2. College Doesn’t Hand You a Job
As graduation hurtles toward seniors like a train gathering speed on a track, every student prays for a miracle. They check their email twice a day and cross their fingers, hoping for someone or something to rip them off the terrifying track and to place them in a secure, gratifying position.
Unfortunately, there is no magic job fairy sprinkling luck on desperate seniors. Job searching takes weeks or even months of dedication, and knowing how to hunt for a position doesn’t always come naturally. If you’re attempting to line up a job while still balancing your full-time studies, you might feel you’re being torn between the two activities.
It’s a struggle to wrench yourself away from that fifteen-page paper you have due tomorrow to respond to emails or do some networking on LinkedIn. It’s no wonder college students often wait until their studies die down before tackling the search wholeheartedly.
3. Millennials Aren’t Looking to Stay, and Employers Know That
Eighty years-ago, people joined companies they planned to stay with long-term. Fellow employees and bosses became family, and it was considered normal to pledge allegiance and buckle down for a settled career. It wasn’t uncommon to switch jobs only once or twice before retiring.

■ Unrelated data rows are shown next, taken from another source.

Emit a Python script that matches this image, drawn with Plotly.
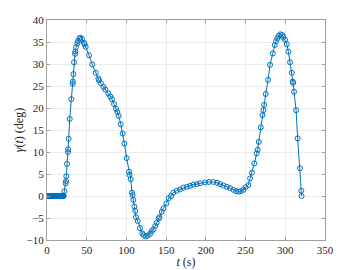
import plotly.graph_objects as go

t_flat = [i * 0.5 for i in range(43)]
t_s = t_flat + [
       21.8, 23.5, 24.0, 24.3, 25.2, 26.4, 26.6, 27.3, 28.6, 30.6, 32.3, 32.5, 33.2, 34.0,
       35.3, 35.6, 36.5, 38.2, 39.0, 40.7, 42.0, 44.0, 46.6, 47.3, 48.7, 52.9, 57.0, 61.3,
       64.7, 65.5, 68.0, 71.0, 73.5, 77.2, 79.8, 81.8, 84.4, 86.9, 88.6, 90.3, 92.8, 95.3,
       97.4, 100.3, 103.3, 103.9, 105.4, 107.0, 107.8, 108.7, 110.0, 111.2, 112.0, 114.2,
       117.1, 120.0, 121.7, 124.3, 126.8, 129.7, 131.8, 133.9, 136.4, 138.1, 140.7, 141.5,
       144.4, 146.5, 150.3, 153.2, 156.2, 159.0, 163.3, 167.5, 171.7, 175.9, 180.1, 184.3,
       188.5, 192.7, 199.0, 204.0, 209.5, 214.0, 218.0, 222.0, 226.3, 230.5, 234.7, 238.0,
       241.0, 244.0, 247.3, 250.0, 253.5, 255.7, 258.0, 261.0, 264.0, 265.3, 266.6, 269.1,
       271.2, 272.4, 273.3, 275.4, 278.3, 280.8, 284.2, 286.7, 288.4, 290.0, 291.8, 293.8,
       296.0, 297.6, 299.7, 301.9, 303.9, 306.0, 308.2, 309.4, 309.8, 311.0, 313.6, 315.6,
       318.4, 320.2, 320.5]

gamma_deg = [0] * len(t_flat) + [
    1.1, 2.9, 3.4, 4.5, 7.3, 10.0, 10.6, 13.0, 17.5, 22.0, 25.5, 26.0, 27.7, 30.4,
    32.3, 32.8, 33.8, 34.7, 35.2, 35.8, 36.0, 35.7, 34.8, 34.5, 33.9, 32.0, 29.9, 28.0,
    26.7, 26.3, 25.6, 24.8, 24.2, 23.3, 22.6, 22.0, 20.9, 19.8, 19.1, 18.2, 16.3, 14.2,
    11.9, 8.6, 5.5, 4.8, 3.8, 0.75, 0.2, -0.9, -2.4, -3.4, -4.8, -5.7,
    -7.3, -8.5, -8.9, -9.2, -9.0, -8.6, -8.0, -7.6, -6.8, -6.1, -5.1, -4.8,
    -3.6, -2.8, -1.7, -0.5, 0.0, 0.75, 1.2, 1.5, 1.9, 2.1, 2.3, 2.6,
    2.7, 2.9, 3.1, 3.2, 3.2, 3.0, 2.7, 2.4, 2.1, 1.8, 1.4, 1.1,
    1.0, 1.1, 1.4, 2.0, 2.5, 4.0, 5.3, 7.4, 9.7, 10.5, 12.3, 15.6,
    18.4, 19.5, 20.7, 23.2, 26.4, 29.8, 32.4, 34.3, 35.2, 35.8, 36.4, 36.75,
    36.6, 36.1, 35.5, 34.5, 32.8, 30.4, 28.0, 26.0, 25.7, 23.7, 19.5, 13.1,
    6.3, 1.2, 0.0]

x_ticks = [0, 50, 100, 150, 200, 250, 300, 350]
y_ticks = [-10, -5, 0, 5, 10, 15, 20, 25, 30, 35, 40]

blue = "#0072BD"
font = "Liberation Serif"

fig = go.Figure(go.Scatter(
    x=t_s, y=gamma_deg, mode="lines+markers",
    line=dict(color=blue, width=1),
    marker=dict(symbol="circle-open", size=5, color=blue, line=dict(width=1, color=blue)),
))

axis_common = dict(
    showgrid=True, gridcolor="#ebebeb", gridwidth=1,
    showline=True, linecolor="#a0a0a0", linewidth=1, mirror="ticks",
    ticks="inside", ticklen=3, tickcolor="#a0a0a0",
    zeroline=False, automargin=False,
    tickfont=dict(family=font, size=11, color="#262626"),
)

fig.update_xaxes(range=[0, 350], tickvals=x_ticks, **axis_common,
                 title=dict(text="<i>t</i> (s)", font=dict(family=font, size=12, color="#262626"), standoff=2))
fig.update_yaxes(range=[-10, 40], tickvals=y_ticks, **axis_common,
                 title=dict(text="<i>γ</i>(<i>t</i>) (deg)", font=dict(family=font, size=12, color="#262626"), standoff=0))

fig.update_layout(
    width=360, height=270,
    margin=dict(l=47, r=35, t=20, b=30, autoexpand=False),
    paper_bgcolor="white", plot_bgcolor="white",
    font=dict(family=font),
    showlegend=False,
)

fig.write_html("out.html")
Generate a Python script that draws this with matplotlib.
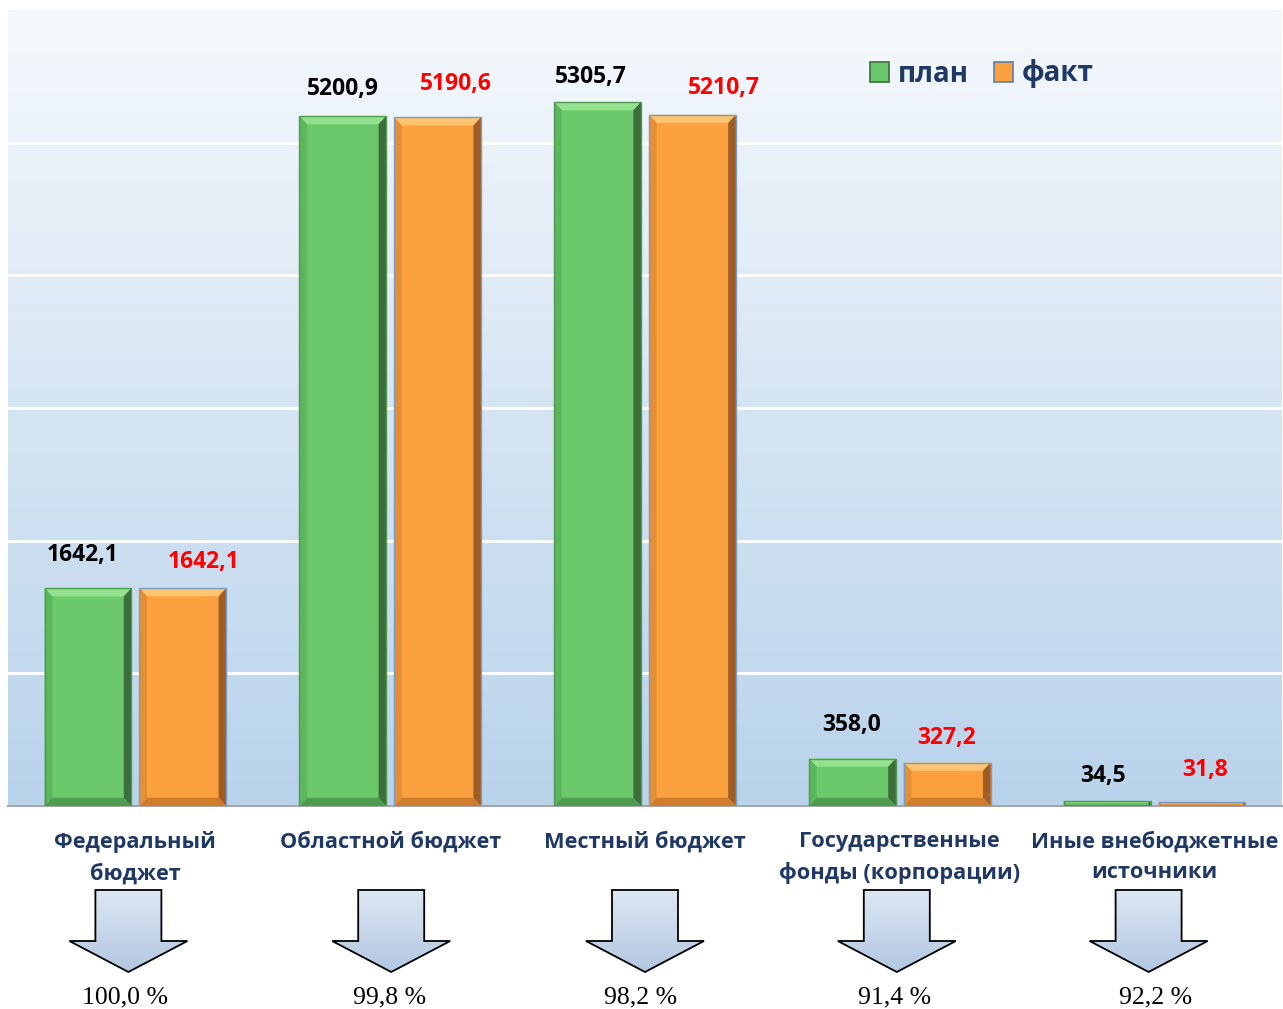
import numpy as np
import matplotlib
matplotlib.use("Agg")
import matplotlib.pyplot as plt
from matplotlib.patches import Polygon, Patch
from matplotlib.colors import LinearSegmentedColormap

categories = [
    "Федеральный\nбюджет",
    "Областной бюджет",
    "Местный бюджет",
    "Государственные\nфонды (корпорации)",
    "Иные внебюджетные\nисточники",
]
plan = [1642.1, 5200.9, 5305.7, 358.0, 34.5]
fact = [1642.1, 5190.6, 5210.7, 327.2, 31.8]
percent = ["100,0 %", "99,8 %", "98,2 %", "91,4 %", "92,2 %"]

# label nudges in pixels (dx, dy above bar top)
plan_off = [(-5, 33), (0, 27), (-7, 25), (-1, 34), (-4, 25)]
fact_off = [(21, 26), (18, 33), (32, 27), (-1, 25), (3, 32)]
# horizontal nudges (pixels) for arrows and percent captions
arrow_dx = [-7, 1, 0, -3, -6]
pct_dx = [-10, -1, -4, -5, 1]

W, H = 1283, 1009
DPI = 100
NAVY = "#1F3864"
FONT = ["Open Sans", "DejaVu Sans"]

plt.rcParams["font.family"] = FONT

GREEN = dict(face="#6BC96C", top="#93E08F", right="#3C6E3C", bottom="#4F9B50", left="#5CB65D", edge="#4E9A4E")
ORANGE = dict(face="#FBA03E", top="#FFC46F", right="#9E5E26", bottom="#CF7C2C", left="#E48F36", edge="#7B9CC2")


def fmt(v):
    return f"{v:.1f}".replace(".", ",")


def bevel_bar(ax, xc, w, h, c, bx=0.03, by_max=62):
    x0, x1 = xc - w / 2, xc + w / 2
    by = min(by_max, h * 0.3)
    bxx = bx if h > 150 else bx * 0.3
    polys = [
        ([(x0, 0), (x1, 0), (x1, h), (x0, h)], c["face"]),
        ([(x0, h), (x1, h), (x1 - bxx, h - by), (x0 + bxx, h - by)], c["top"]),
        ([(x1, h), (x1, 0), (x1 - bxx, by), (x1 - bxx, h - by)], c["right"]),
        ([(x0, 0), (x1, 0), (x1 - bxx, by), (x0 + bxx, by)], c["bottom"]),
        ([(x0, 0), (x0, h), (x0 + bxx, h - by), (x0 + bxx, by)], c["left"]),
    ]
    for pts, col in polys:
        ax.add_patch(Polygon(pts, closed=True, facecolor=col, edgecolor="none", zorder=3))
    ax.add_patch(Polygon([(x0, 0), (x1, 0), (x1, h), (x0, h)], closed=True,
                         facecolor="none", edgecolor=c["edge"], linewidth=1.0, zorder=4))


fig = plt.figure(figsize=(W / DPI, H / DPI), dpi=DPI)
fig.patch.set_facecolor("white")

left = 8 / W
width = 1274 / W
bottom = (H - 806) / H
height = (806 - 10) / H
ax = fig.add_axes([left, bottom, width, height])

n = len(categories)
x = np.arange(n)
bar_w = 0.341
off = 0.186
px = n / 1274  # one pixel in x data units

ax.set_xlim(-0.5, n - 0.5)
ax.set_ylim(0, 6000)

bg = LinearSegmentedColormap.from_list("bg", ["#F5F9FD", "#D6E5F3", "#B9D3EB"])
ax.imshow(np.linspace(0, 1, 256).reshape(-1, 1), cmap=bg, aspect="auto",
          extent=(-0.5, n - 0.5, 0, 6000), origin="upper", zorder=0)

for yv in range(1000, 6000, 1000):
    ax.axhline(yv, color="white", linewidth=2.0, zorder=1)

for i in range(n):
    bevel_bar(ax, x[i] - off, bar_w, plan[i], GREEN)
    bevel_bar(ax, x[i] + off, bar_w, fact[i], ORANGE)
    ax.annotate(fmt(plan[i]), (x[i] - off, plan[i]), xytext=plan_off[i],
                textcoords="offset pixels", ha="center", va="center",
                fontsize=16.5, fontweight="bold", color="black", zorder=5)
    ax.annotate(fmt(fact[i]), (x[i] + off, fact[i]), xytext=fact_off[i],
                textcoords="offset pixels", ha="center", va="center",
                fontsize=16.5, fontweight="bold", color="#FF0000", zorder=5)

for s in ["top", "right", "left"]:
    ax.spines[s].set_visible(False)
ax.spines["bottom"].set_color("#A6A6A6")
ax.spines["bottom"].set_linewidth(1.5)
ax.set_xticks([])
ax.set_yticks([])

handles = [Patch(facecolor=GREEN["face"], edgecolor="#3C6E3C", linewidth=1.2),
           Patch(facecolor=ORANGE["face"], edgecolor="#5B7FA8", linewidth=1.2)]
leg = ax.legend(handles, ["план", "факт"], loc="center left",
                bbox_to_anchor=(845 / W, 1 - 74 / H), bbox_transform=fig.transFigure,
                ncol=2, frameon=False, handlelength=0.7, handleheight=0.7,
                handletextpad=0.3, columnspacing=0.9,
                prop=dict(family=FONT, weight="bold", size=20))
for t in leg.get_texts():
    t.set_color(NAVY)

# bottom strip: category names, arrows, percentages (y in pixels from top)
ax2 = fig.add_axes([left, 0, width, (H - 806) / H])
ax2.set_xlim(-0.5, n - 0.5)
ax2.set_ylim(H, 806)
ax2.axis("off")

arrow_cmap = LinearSegmentedColormap.from_list("arr", ["#DDE7F3", "#B3C7E1"])
shaft_hw, head_hw = 33 * px, 59 * px
y_top, y_neck, y_tip = 890, 941, 972

for i in range(n):
    ax2.text(x[i], 831, categories[i], ha="center", va="top", fontsize=15.7,
             fontweight="bold", color=NAVY, linespacing=1.6)
    cx = x[i] + arrow_dx[i] * px
    pts = [(cx - shaft_hw, y_top), (cx + shaft_hw, y_top), (cx + shaft_hw, y_neck),
           (cx + head_hw, y_neck), (cx, y_tip), (cx - head_hw, y_neck),
           (cx - shaft_hw, y_neck)]
    poly = Polygon(pts, closed=True, facecolor="none", edgecolor="black", linewidth=1.3, zorder=3)
    ax2.add_patch(poly)
    im = ax2.imshow(np.linspace(0, 1, 128).reshape(-1, 1), cmap=arrow_cmap, aspect="auto",
                    extent=(cx - head_hw, cx + head_hw, y_tip, y_top), origin="upper", zorder=2)
    im.set_clip_path(poly)
    ax2.text(x[i] + pct_dx[i] * px, 997, percent[i], ha="center", va="center", fontsize=18.5,
             family="Liberation Serif", color="black")

fig.savefig("out.png", dpi=DPI)
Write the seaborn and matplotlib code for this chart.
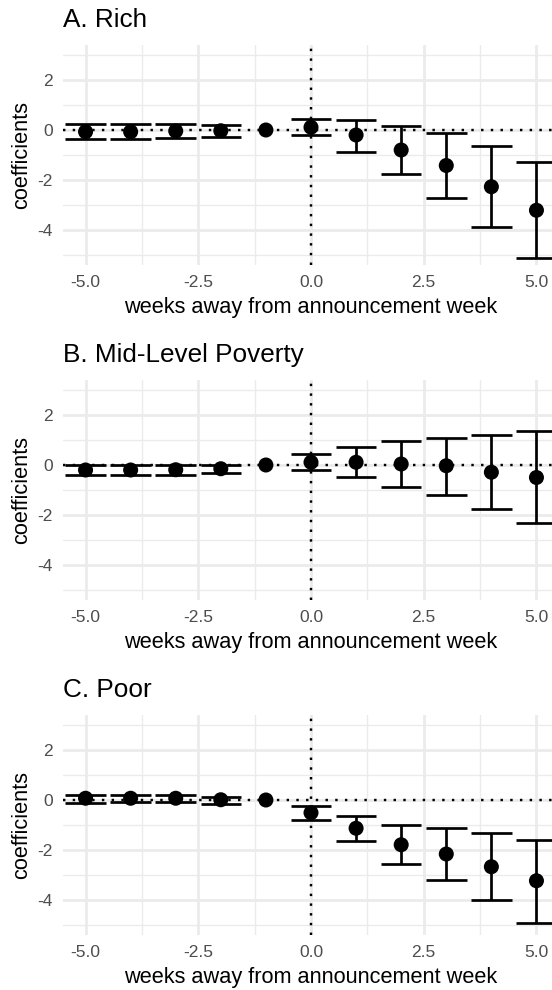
import numpy as np
import pandas as pd
import matplotlib
matplotlib.use("Agg")
import matplotlib.pyplot as plt
import seaborn as sns

# ---- data ----
weeks = [-5, -4, -3, -2, -1, 0, 1, 2, 3, 4, 5]

rich_coef = [-0.07, -0.07, -0.04, -0.03, 0.0, 0.11, -0.20, -0.80, -1.42, -2.27, -3.21]
rich_lo = [-0.35, -0.35, -0.32, -0.26, np.nan, -0.20, -0.86, -1.75, -2.72, -3.88, -5.13]
rich_hi = [0.24, 0.23, 0.24, 0.19, np.nan, 0.44, 0.42, 0.18, -0.13, -0.64, -1.28]

mid_coef = [-0.20, -0.20, -0.19, -0.15, 0.0, 0.11, 0.11, 0.04, -0.03, -0.29, -0.50]
mid_lo = [-0.41, -0.41, -0.41, -0.33, np.nan, -0.19, -0.48, -0.86, -1.20, -1.75, -2.30]
mid_hi = [0.00, 0.00, 0.01, 0.00, np.nan, 0.43, 0.71, 0.95, 1.10, 1.20, 1.35]

poor_coef = [0.07, 0.07, 0.07, 0.01, 0.0, -0.51, -1.13, -1.79, -2.16, -2.67, -3.23]
poor_lo = [-0.11, -0.09, -0.09, -0.15, np.nan, -0.78, -1.64, -2.55, -3.21, -4.01, -4.90]
poor_hi = [0.21, 0.21, 0.20, 0.13, np.nan, -0.24, -0.63, -1.01, -1.11, -1.32, -1.60]

panel_titles = ["A. Rich", "B. Mid-Level Poverty", "C. Poor"]
x_ticks = [-5.0, -2.5, 0.0, 2.5, 5.0]
x_tick_labels = ["-5.0", "-2.5", "0.0", "2.5", "5.0"]
y_ticks = [-4, -2, 0, 2]
y_tick_labels = ["-4", "-2", "0", "2"]
x_label = "weeks away from announcement week"
y_label = "coefficients"

# ---- style ----
sns.set_theme(style="white")
plt.rcParams["font.family"] = ["Liberation Sans", "DejaVu Sans"]
plt.rcParams["axes.unicode_minus"] = False

W, H = 552, 990
fig = plt.figure(figsize=(W / 100, H / 100), dpi=100)

panel_tops = [45, 380, 715]
panel_h = 220
left_px, right_px = 63, 559

series = [
    (rich_coef, rich_lo, rich_hi),
    (mid_coef, mid_lo, mid_hi),
    (poor_coef, poor_lo, poor_hi),
]

grid_col = "#EBEBEB"
cap_half = 0.45

for i, (coef, lo, hi) in enumerate(series):
    top = panel_tops[i]
    rect = [left_px / W, 1 - (top + panel_h) / H, (right_px - left_px) / W, panel_h / H]
    ax = fig.add_axes(rect)
    df = pd.DataFrame({"week": weeks, "coef": coef, "lo": lo, "hi": hi})

    ax.set_xlim(-5.5, 5.5)
    ax.set_ylim(-5.4, 3.4)
    ax.set_xticks(x_ticks)
    ax.set_xticklabels(x_tick_labels)
    ax.set_yticks(y_ticks)
    ax.set_yticklabels(y_tick_labels)
    ax.set_xticks([-3.75, -1.25, 1.25, 3.75], minor=True)
    ax.set_yticks([-5, -3, -1, 1, 3], minor=True)
    ax.grid(which="major", color=grid_col, lw=2.0, zorder=0)
    ax.grid(which="minor", color=grid_col, lw=1.0, zorder=0)
    ax.set_axisbelow(True)
    for s in ax.spines.values():
        s.set_visible(False)
    ax.tick_params(which="both", length=0)
    ax.tick_params(axis="x", pad=7.5, labelsize=12.5, labelcolor="#4D4D4D")
    ax.tick_params(axis="y", pad=7.2, labelsize=12.5, labelcolor="#4D4D4D")

    # reference lines
    ax.axhline(0, color="black", lw=1.75, ls=(0, (1, 3)), zorder=1)
    ax.axvline(0, color="black", lw=1.75, ls=(0, (1, 3)), zorder=1)

    # error bars
    d = df.dropna()
    ax.vlines(d["week"], d["lo"], d["hi"], color="black", lw=1.95, zorder=2)
    ax.hlines(d["lo"], d["week"] - cap_half, d["week"] + cap_half, color="black", lw=1.95, zorder=2)
    ax.hlines(d["hi"], d["week"] - cap_half, d["week"] + cap_half, color="black", lw=1.95, zorder=2)

    # points
    sns.scatterplot(data=df, x="week", y="coef", s=117, color="black",
                    edgecolor="none", linewidth=0, ax=ax, zorder=3, legend=False)

    ax.set_xlim(-5.5, 5.5)
    ax.set_ylim(-5.4, 3.4)
    ax.set_xlabel(x_label, fontsize=15.7, color="black", labelpad=4.6)
    ax.set_ylabel(y_label, fontsize=15.7, color="black", labelpad=4.3)
    ax.set_title(panel_titles[i], loc="left", fontsize=18.8, color="black", pad=13.0)

fig.savefig("out.png", dpi=100)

Now, millennials expect to change jobs or even careers multiple times over the next few decades. In a recent poll, 66 percent of millennials stated that they only planned on staying with their current job for the next five years at most. Obviously, this affects how businesses are hiring and training their employees.
They’re adjusting how they screen and who they pick to put in positions of leadership. Although no company really expects an employee to stay forever, loyalty is still important to many hardworking hirers. If they know you’re planning on jumping ship as soon as you’ve got a year of experience under your belt, they’re less likely to take you on for a high paying position.
Despite these disappointing but valid points, there is a glimmer of hope. As I said previously, the job market is healthier than it’s been in years, and many sources point to a more fulfilling future for college graduates in the upcoming years.
Universities are bulking up their career services departments and attempting to help their students balance the job search with their taxing studies. Alumni are also doing their part to help grads get on their feet. With any luck, rates of post-graduation unemployment will continue to decrease, and millennials will be able to find jobs that they’re proud to discuss with others.